Spiral arms and bars drove gas transport in early massive galaxies
Data from NOEMA and JWST reveals that massive disk galaxies during cosmic noon used organized structural features to transport cold gas, challenging the view that early galaxies were predominantly chaotic.
Research from the Infrared & Submillimeter Astronomy Group at the Max Planck Institute for Extraterrestrial Physics (MPE) has revealed that massive disk galaxies during "cosmic noon" utilized spiral arms and bars to actively transport cold gas inward. This mechanism served as a galactic fuel pump, sustaining star formation by efficiently distributing gas across disks during a period roughly 8 to 10 billion years ago when star formation rates far exceeded those of the modern universe.
The findings, derived from the NOEMA3D survey, challenge previous astronomical assumptions that early galaxies were predominantly chaotic or driven by mergers. Instead, the data shows well-ordered disk galaxies with structural features that were previously thought to be rare or absent at such redshifts.
To reach these conclusions, the team used the NOrthern Extended Millimeter Array (NOEMA) in the French Alps to conduct the deepest millimeter-wave observations of cold molecular gas to date. These observations focused on ten massive, star-forming galaxies at redshifts z ~ 1.1–1.6. The researchers combined this data with high-resolution infrared imaging from the James Webb Space Telescope (JWST) to map the underlying stellar structures.
The JWST imagery confirmed that many of these systems are organized disks. In four out of the ten cases studied, the galaxies contained bars. While all ten galaxies exhibited ordered rotation, the team discovered coherent velocity residuals—gas motions that simple rotation cannot explain. These residuals, which reach typical in-plane velocities of 50 to 100 km/s, are spatially correlated with the bars and spiral arms.
"For the first time, we can directly link spiral arms and bars to the motions of cold gas within galaxies,"
Jean-Baptiste Jolly, MPE
The study suggests these structures are dynamical tools that redistribute gas. When viewed as radial inflows, the molecular gas transport rates are often comparable to the star formation rates of the galaxies, which are of order tens of solar masses per year. Such flows may feed central star formation, contribute to the growth of bulges, and provide material for central supermassive black holes.
A companion study examined the location of cold gas and dust, finding that these materials are generally extended over the full galactic disk. The sizes are broadly comparable to the stellar component, and both the gas depletion time and molecular gas fraction remain flat out to approximately twice the stellar effective radius.
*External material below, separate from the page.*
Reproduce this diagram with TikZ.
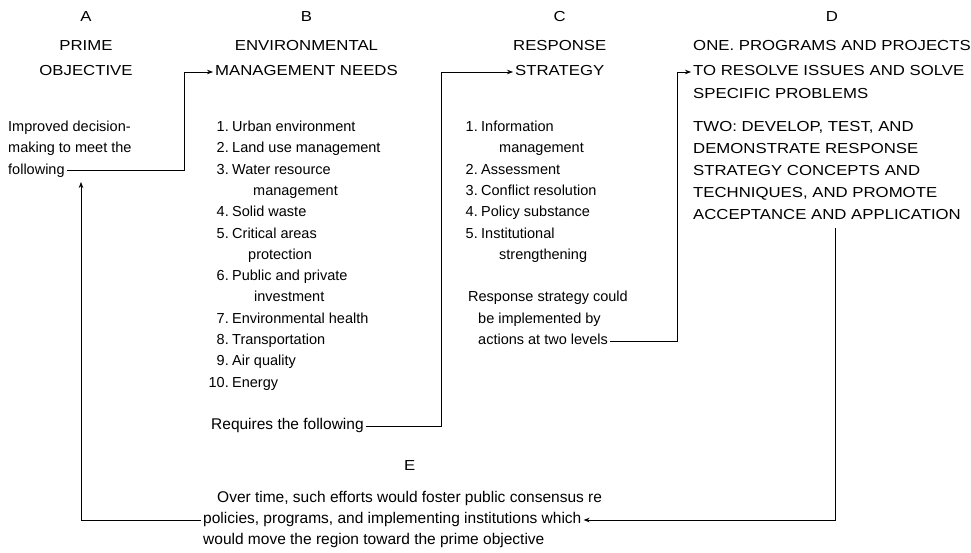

This differs from merger-driven compact starburst galaxies, where star formation and dust are typically concentrated in small central regions.
"The depth of the NOEMA observations allows us to trace the cold-gas reservoirs that fueled galaxy growth during cosmic noon,"
Jianhang Chen, MPE
While the NOEMA3D data highlights the role of these structures in early massive galaxies, other research using the PHANGS survey has investigated the role of spiral arms in nearby spiral galaxies. A study of 22 nearby spiral galaxies found that cloud lifetime and feedback timescale distributions were similar in both spiral arms and inter-arm regions. This suggests that in those specific nearby systems, spiral arms are unlikely to play a dominant role in triggering star formation. In fact, that study found star formation efficiency appeared slightly higher in inter-arm regions compared to spiral arms.
The interplay of galactic dynamics is further complicated by the physics of molecular clouds. Star formation generally involves the assembly of cold molecular clouds followed by the collapse of denser regions. This process is influenced by spiral-arm compression, tidal forces, shear, and turbulence from supernova feedback. In some nearby galaxies, such as M51, the ratio between star formation rate and molecular gas mass is much lower in the inner parts of the southern arm than elsewhere, which has been attributed to a dynamical suppression of star formation.
Collectively, these studies indicate that by z ~ 1–2, massive star-forming galaxies had already developed the organized disks necessary to drive significant gas transport. This capability helped keep these galaxies on the star-forming main sequence and shaped the buildup of black holes, bulges, and disks over cosmic time.